Yogesh Kumar, Wei Ren, Haiying Tao, Bo Tao, Laura E. Lindsey IN: Biochar, DOI: 10.1007/s42773-024-00391-6

The authors collected 539 paired globally published observations to study the impacts of biochar on SMBC under field experiments. The results suggested an overall positive impact of biochar (21.31%) on SMBC, varying widely with different climate conditions, soil types, biochar properties, and management practices. Biochar application exhibits significant impacts under climates with mean annual temperature (MAT) < 15 °C and mean annual precipitation (MAP) between 500 and 1000 mm.

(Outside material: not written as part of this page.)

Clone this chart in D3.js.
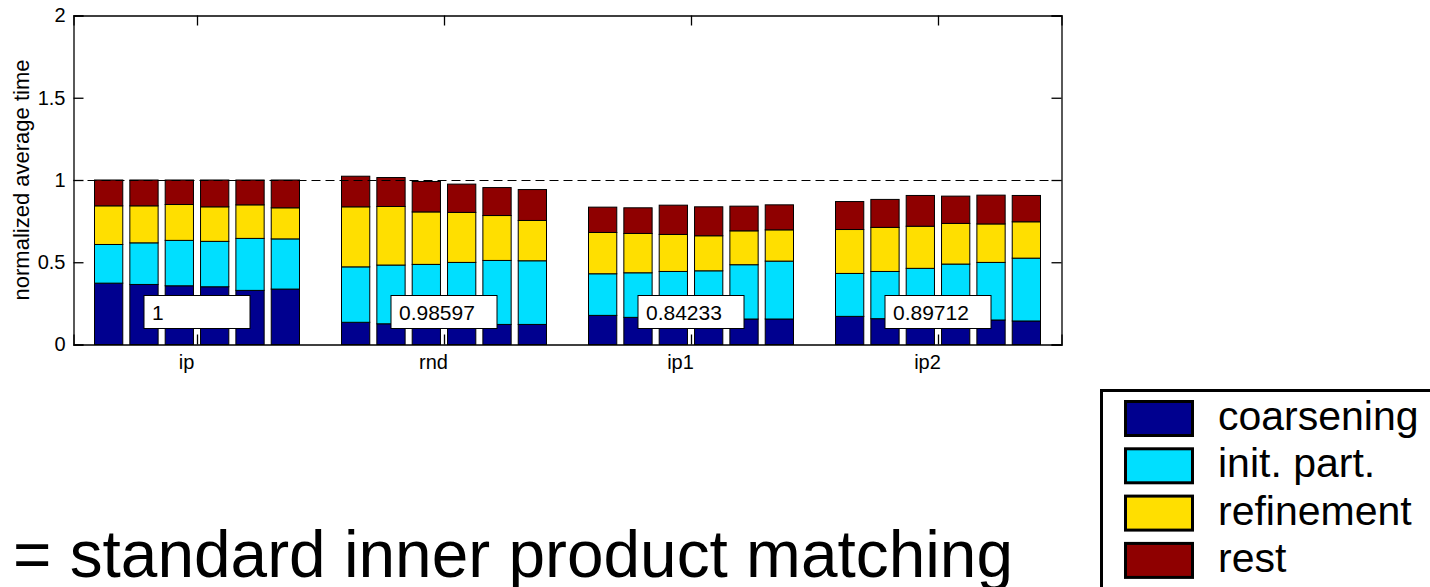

Soils of coarse and fine texture, alkaline pH (SPH), soil total organic carbon (STC) content up to 10 g/kg, soil total nitrogen (STN) content up to 1.5 g/kg, and low soil cation exchange capacity (SCEC) content of < 5 cmol/kg received higher positive effects of biochar application on SMBC. Biochar produced from crop residue, specifically from cotton and maize residue, at pyrolysis temperature (BTM) of < 400 °C, with a pH (BPH) between 8 and 9, low application rate (BAP) of < 10 t/ha, and high ash content (BASH) > 400 g/kg resulted in an increase in SMBC. Low biochar total carbon (BTC) and high total nitrogen (BTN) positively affect the SMBC. Repeated application significantly increased the SMBC by 50.11%, and fresh biochar in the soil (≤ 6 months) enhanced SMBC compared to the single application and aged biochar. Biochar applied with nitrogen fertilizer (up to 300 kg/ha) and manure/compost showed significant improvements in SMBC, but co-application with straw resulted in a slight negative impact on the SMBC. The best-fit gradient boosting machines model, which had the lowest root mean square error, demonstrated the relative importance of various factors on biochar effectiveness: biochar, soil, climate, and nitrogen applications at 46.2%, 38.1%, 8.3%, and 7.4%, respectively. Soil clay proportion, BAP, nitrogen application, and MAT were the most critical variables for biochar impacts on SMBC.